O diretor de pesquisa do Aláfia Lab e pesquisador do Instituto Nacional de Ciência e Tecnologia em Democracia Digital (INCT.DD), Rodrigo Carreiro, concorda. “Pelo tamanho do perfil dela, o tempo foi gigante, porque atinge muita gente”, diz. “Uma lei específica ajudaria, primeiro, no estabelecimento de regras de moderação mais rígidas, incluindo sanções caso não forem cumpridas. Com certeza dificultaria a invasão de perfis, que é muito comum de acontecer contra influencers.”
Na terça-feira, 19, Janja declarou que pretende processar a rede social. “Eu não sei nem onde processar, se eu processo no Brasil, se processo nos Estados Unidos, porque processá-los eu vou, de alguma forma”, declarou Janja ao lado do presidente Luiz Inácio Lula da Silva, durante a live “Conversa com o presidente”.
O PL 2630 das Fake News prevê que as redes sociais e serviços de mensagens instantâneas tenham representantes legais no Brasil e que esta informação “deve ser facilmente acessível” nos sites das empresas. Atualmente, não há esta obrigação.
Por que o PL das Fake News está parado?
Após o ataque contra Janja, o governo passou a pressionar pelo andamento do PL 2630. A proposta, que pretende regulamentar as redes sociais pela primeira vez no Brasil, é criticada pelas Big Techs e pela oposição ao Governo Lula.
Orlando Silva afirmou, depois da invasão do perfil, que o hackeamento das contas de Janja são “um estímulo para que o governo do presidente Lula reflita sobre a urgência de aprovação” da proposta. O projeto tem sido chamado de “PL da Censura” pela oposição ao governo petista.
O PL 2630 teve a urgência aprovada em abril e chegou a ser incluído na pauta de votação em maio. Como revelou o Estadão, as Big Techs lideraram uma operação lobby para derrubar o projeto da pauta do Congresso. Diante da pressão contra o PL, o presidente da Câmara, Arthur Lira (PP-AL), retirou a proposta da previsão de votações da Casa.

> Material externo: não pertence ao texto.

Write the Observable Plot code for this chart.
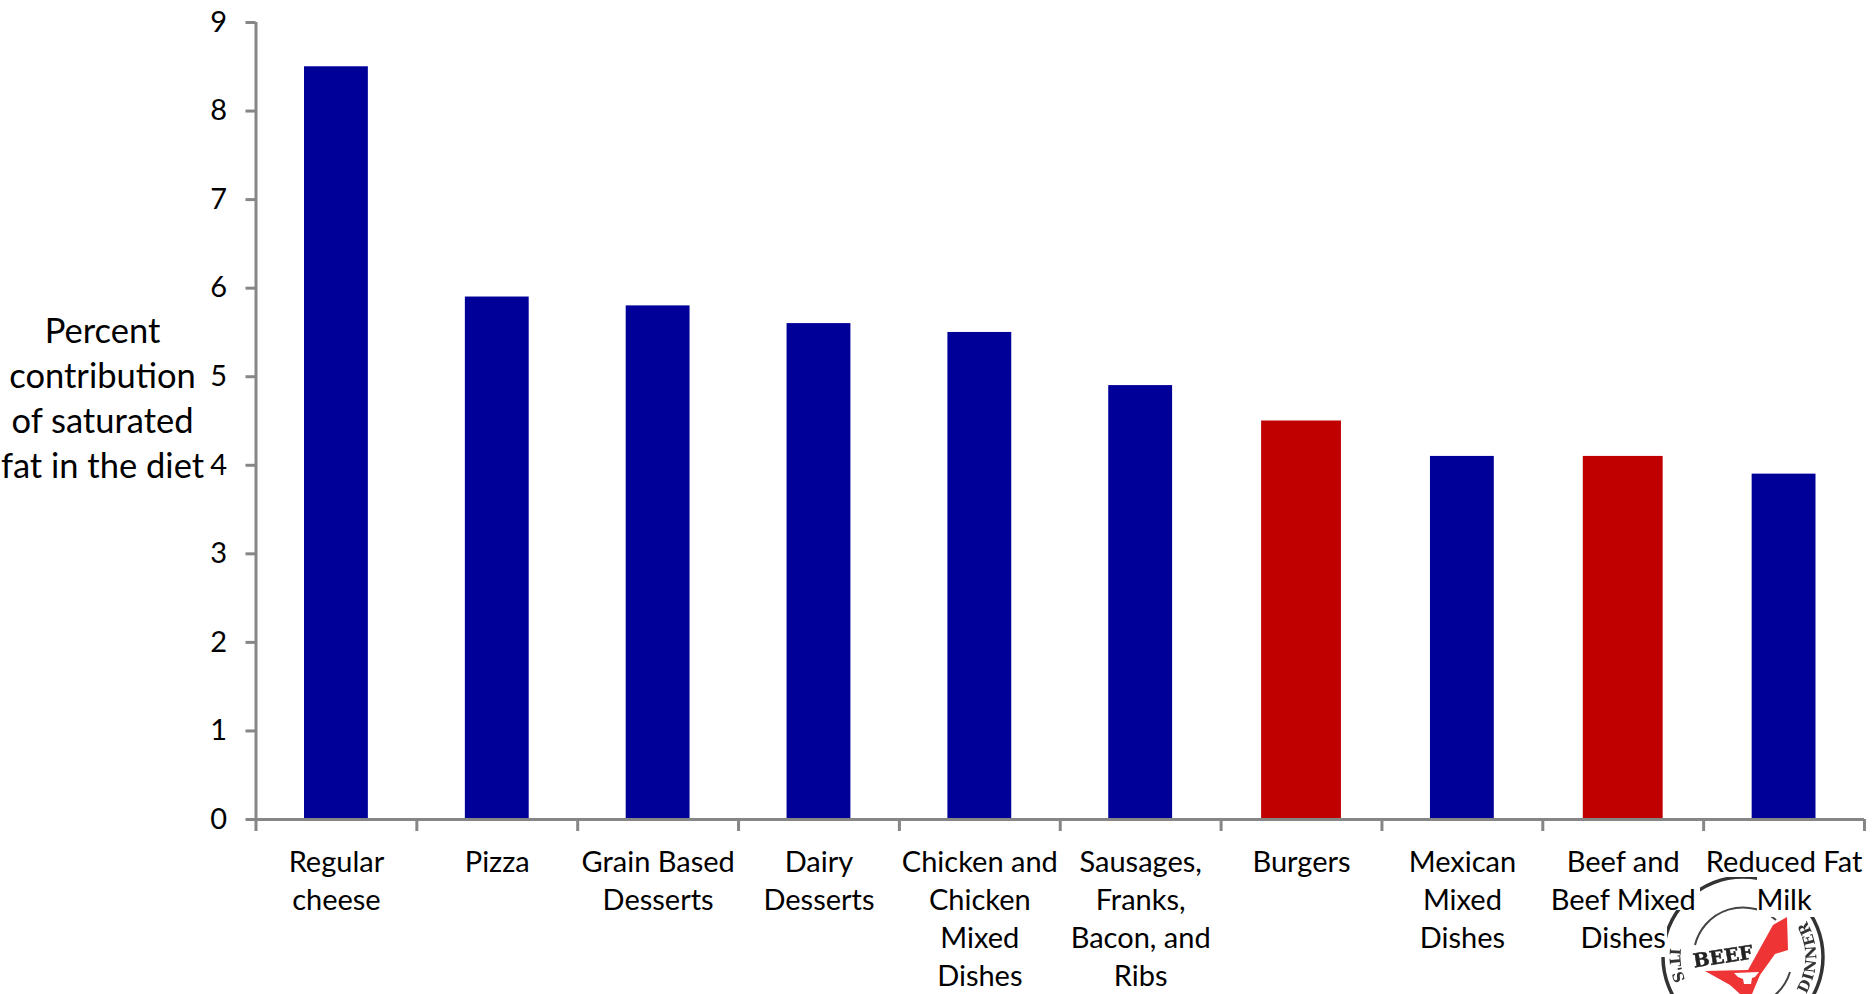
<!DOCTYPE html>
<html>
<head>
<meta charset="utf-8">
<script src="https://cdn.jsdelivr.net/npm/d3@7"></script>
<script src="https://cdn.jsdelivr.net/npm/@observablehq/plot@0.6"></script>
<style>
  html, body { margin: 0; padding: 0; background: #fff; overflow: hidden; }
  #wrap { position: relative; width: 1874px; height: 994px; }
  #wrap > svg { position: absolute; left: 0; top: 0; }
</style>
</head>
<body>
<div id="wrap">
  <!-- Beef checkoff seal, tucked under the category labels -->
  <svg id="seal" width="1874" height="994" viewBox="0 0 1874 994" style="filter: blur(0.6px)">
    <defs>
      <path id="ringLeft" d="M 1670 948 A 73 73 0 0 0 1683 998"/>
      <path id="ringRight" d="M 1806 994 A 73 73 0 0 0 1806 920"/>
    </defs>
    <circle cx="1743" cy="957" r="80" fill="none" stroke="#333" stroke-width="3.5"/>
    <path d="M 1695 945 A 49.5 49.5 0 0 1 1776 920" fill="none" stroke="#444" stroke-width="2"/>
    <path d="M 1790 972 A 49.5 49.5 0 0 1 1764 1002" fill="none" stroke="#444" stroke-width="2"/>
    <text font-family="DejaVu Serif" font-weight="bold" font-size="15" fill="#333" letter-spacing="1"><textPath href="#ringLeft">IT'S</textPath></text>
    <text font-family="DejaVu Serif" font-weight="bold" font-size="15" fill="#333" letter-spacing="1"><textPath href="#ringRight">DINNER</textPath></text>
    <path d="M 1705 971 L 1748 970 L 1773 925 L 1787 917 L 1788 950 L 1775 954 L 1760 975 L 1752 994 L 1740 994 L 1730 985 Z" fill="#ee3434"/>
    <path d="M 1734 973 L 1759 972 L 1755 977 L 1752 978 L 1751 984 L 1744 984 L 1743 979 L 1738 977 Z" fill="#fff"/>
    <text x="1723" y="963" text-anchor="middle" transform="rotate(-9 1723 957)" font-family="DejaVu Serif" font-weight="bold" font-size="19" textLength="60" lengthAdjust="spacingAndGlyphs" fill="#222" stroke="#222" stroke-width="0.5">BEEF</text>
    <rect x="1560" y="880" width="140" height="30" fill="#fff"/>
    <rect x="1560" y="905" width="107" height="52" fill="#fff"/>
    <rect x="1757" y="850" width="117" height="67" fill="#fff"/>
    <rect x="1600" y="850" width="274" height="27" fill="#fff"/>
  </svg>
</div>
<script>
// Leading food sources of saturated fat in the diet
const categories = [
  "Regular\ncheese",
  "Pizza",
  "Grain Based\nDesserts",
  "Dairy\nDesserts",
  "Chicken and\nChicken\nMixed\nDishes",
  "Sausages,\nFranks,\nBacon, and\nRibs",
  "Burgers",
  "Mexican\nMixed\nDishes",
  "Beef and\nBeef Mixed\nDishes",
  "Reduced Fat\nMilk"
];
const percents = [8.5, 5.9, 5.8, 5.6, 5.5, 4.9, 4.5, 4.1, 4.1, 3.9];
const beefCategories = ["Burgers", "Beef and\nBeef Mixed\nDishes"];
const yTicks = [0, 1, 2, 3, 4, 5, 6, 7, 8, 9];
const yTitle = "Percent\ncontribution\nof saturated\nfat in the diet";

const rows = categories.map((category, i) => ({category, percent: percents[i]}));
const isBeef = d => beefCategories.includes(d.category);

const axisColor = "#868686";
const textColor = "#000";
const fontFamily = "Lato, 'Noto Sans', sans-serif";
const bandWidth = 160.85;

const chart = Plot.plot({
  width: 1874,
  height: 994,
  marginTop: 22,
  marginBottom: 175,
  marginLeft: 255.5,
  marginRight: 10,
  style: {background: "transparent", fontFamily},
  x: {domain: categories, padding: 0, round: false, label: null},
  y: {domain: [0, 9], label: null},
  marks: [
    // Burgers and beef dishes are picked out in red, on slightly wider bars
    Plot.barY(rows.filter(d => !isBeef(d)), {x: "category", y: "percent", fill: "#000099", insetLeft: 48.5, insetRight: 48.5}),
    Plot.barY(rows.filter(isBeef), {x: "category", y: "percent", fill: "#c00000", insetLeft: 40.5, insetRight: 40.5}),

    // Category boundaries: ticks sit between the bands, not under the bars
    Plot.axisX({ticks: categories, tickSize: 12, stroke: axisColor, strokeWidth: 3, strokeOpacity: 1, dx: -bandWidth / 2, tickFormat: () => "", label: null}),
    Plot.axisX({ticks: categories.slice(-1), tickSize: 12, stroke: axisColor, strokeWidth: 3, strokeOpacity: 1, dx: bandWidth / 2, tickFormat: () => "", label: null}),
    Plot.axisX({tickSize: 0, tickPadding: 25.5, fontSize: 29, lineHeight: 1.31, fill: textColor, fillOpacity: 1, label: null, lineWidth: Infinity}),

    Plot.axisY({ticks: yTicks, tickSize: 10, stroke: axisColor, strokeWidth: 3, strokeOpacity: 1, tickPadding: 19, fontSize: 29, fill: textColor, fillOpacity: 1, label: null}),
    Plot.ruleX([categories[0]], {stroke: axisColor, strokeWidth: 3, dx: -bandWidth / 2}),
    Plot.ruleY([0], {stroke: axisColor, strokeWidth: 3}),

    Plot.text([yTitle], {frameAnchor: "left", y: [4.78], dx: -153.5, fontSize: 34.5, lineHeight: 1.296, textAnchor: "middle", fill: textColor, lineWidth: Infinity})
  ]
});

document.getElementById("wrap").appendChild(chart);
</script>
</body>
</html>
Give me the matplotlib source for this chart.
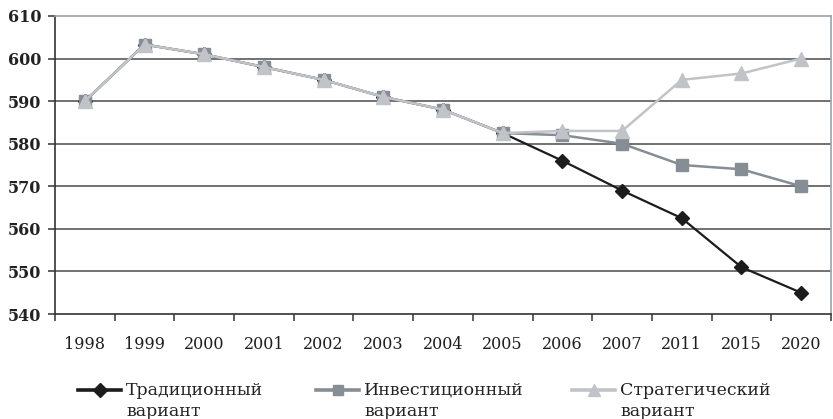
import matplotlib
matplotlib.use("Agg")
import matplotlib.pyplot as plt
from matplotlib.lines import Line2D
import numpy as np

years = ["1998", "1999", "2000", "2001", "2002", "2003", "2004",
         "2005", "2006", "2007", "2011", "2015", "2020"]
traditional = [590, 603.3, 601, 598, 595, 591, 588, 582.5, 576, 569, 562.5, 551, 545]
investment = [590, 603.3, 601, 598, 595, 591, 588, 582.5, 582, 580, 575, 574, 570]
strategic = [590, 603.3, 601, 598, 595, 591, 588, 582.5, 583, 583, 595, 596.5, 600]
labels = ["Традиционный\nвариант", "Инвестиционный\nвариант", "Стратегический\nвариант"]
yticks = [540, 550, 560, 570, 580, 590, 600, 610]

c_trad = "#1c1c1c"
c_inv = "#868d94"
c_str = "#c0c3c7"

fig = plt.figure(figsize=(8.33, 4.19), dpi=100)
ax = fig.add_axes([55 / 833, 1 - 314 / 419, 776 / 833, 298 / 419])

x = np.arange(len(years))
ax.plot(x, traditional, color=c_trad, lw=1.6, marker="D", ms=7.5, zorder=3)
ax.plot(x, investment, color=c_inv, lw=1.8, marker="s", ms=8.5, zorder=4)
ax.plot(x, strategic, color=c_str, lw=1.8, marker="^", ms=10.5, zorder=5)

ax.set_xlim(-0.5, len(years) - 0.5)
ax.set_ylim(540, 610)
ax.set_yticks(yticks)
ax.set_yticklabels([str(v) for v in yticks], fontfamily="DejaVu Serif",
                   fontweight="bold", fontsize=11.5, color="#222222")
for v in yticks[1:-1]:
    ax.axhline(v, color="#4a4a4a", lw=1.1, zorder=1)

ax.set_xticks(x)
ax.set_xticklabels(years, fontfamily="DejaVu Serif", fontsize=11.5, color="#1e1e1e")
ax.set_xticks(np.arange(len(years) + 1) - 0.5, minor=True)
ax.tick_params(axis="x", which="major", length=0, pad=16)
ax.tick_params(axis="x", which="minor", length=5, width=1.1, color="#333333", direction="out")
ax.tick_params(axis="y", length=5, width=1.1, color="#333333", direction="out", pad=5)

for side in ("left", "bottom"):
    ax.spines[side].set_color("#333333")
    ax.spines[side].set_linewidth(1.2)
for side in ("top", "right"):
    ax.spines[side].set_color("#9aa3aa")
    ax.spines[side].set_linewidth(1.2)

# legend drawn below the axes, handle aligned with the first text line
legend_items = [
    (78, c_trad, "D", 7, labels[0]),
    (316, c_inv, "s", 7, labels[1]),
    (572, c_str, "^", 8.5, labels[2]),
]
W, H = 833, 419
for x0, col, mk, ms, lab in legend_items:
    yy = 1 - 390 / H
    fig.add_artist(Line2D([x0 / W, (x0 + 43) / W], [yy, yy], transform=fig.transFigure,
                          color=col, lw=2.6))
    fig.add_artist(Line2D([(x0 + 21.5) / W], [yy], transform=fig.transFigure,
                          color=col, marker=mk, ms=ms, lw=0))
    first, second = lab.split("\n")
    fig.text((x0 + 48) / W, yy, first, ha="left", va="center",
             fontfamily="DejaVu Serif", fontsize=12.5, color="#222222")
    fig.text((x0 + 48) / W, 1 - 411 / H, second, ha="left", va="center",
             fontfamily="DejaVu Serif", fontsize=12.5, color="#222222")

fig.savefig("out.png", dpi=100)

O Estadão apurou que ainda não há acordo entre líderes partidários para o PL 2630 ser analisado pelo plenário da Câmara e por isso o texto continua parado. Em agosto, trechos do texto de Orlando Silva sobre Direito Autoral e remuneração de conteúdos jornalísticos foram retirados do PL e inseridos em outros projetos, em uma estratégia para destravar a regulamentação das big techs. A tentativa não deu certo e nenhuma proposta avançou.
PF investiga ataque hacker
Um dos alvos da operação da Polícia Federal (PF) que investiga os suspeitos do ataque hacker à primeira-dama é produtor de conteúdo musical com teor racista, sexista, misógino e nazista. João Vítor Corrêa Ferreira, de 25 anos, é morador de Ribeirão das Neves (MG) e sua residência foi alvo de um mandado de busca e apreensão na tarde de terça-feira, 13.
No Spotify, sob o apelido “Maníaco”, ele publicava faixas musicais de rock com apologias ao racismo, à misoginia e ao nazismo. O perfil de “Maníaco” no Spotify já está fora do ar, mas contava com o selo de verificado pela plataforma. Ele tinha mais de 4 mil ouvintes mensais e quatro álbuns publicados com músicas ostensivamente preconceituosas.
Questionada sobre o selo de verificado, a assessoria do Spotify esclarece que a política da plataforma para a cessão do selo é distinta de outras redes sociais. O perfil verificado só sinaliza que o usuário em questão é o artista que reivindica ser, e não configura, necessariamente, endosso da plataforma ao conteúdo produzido.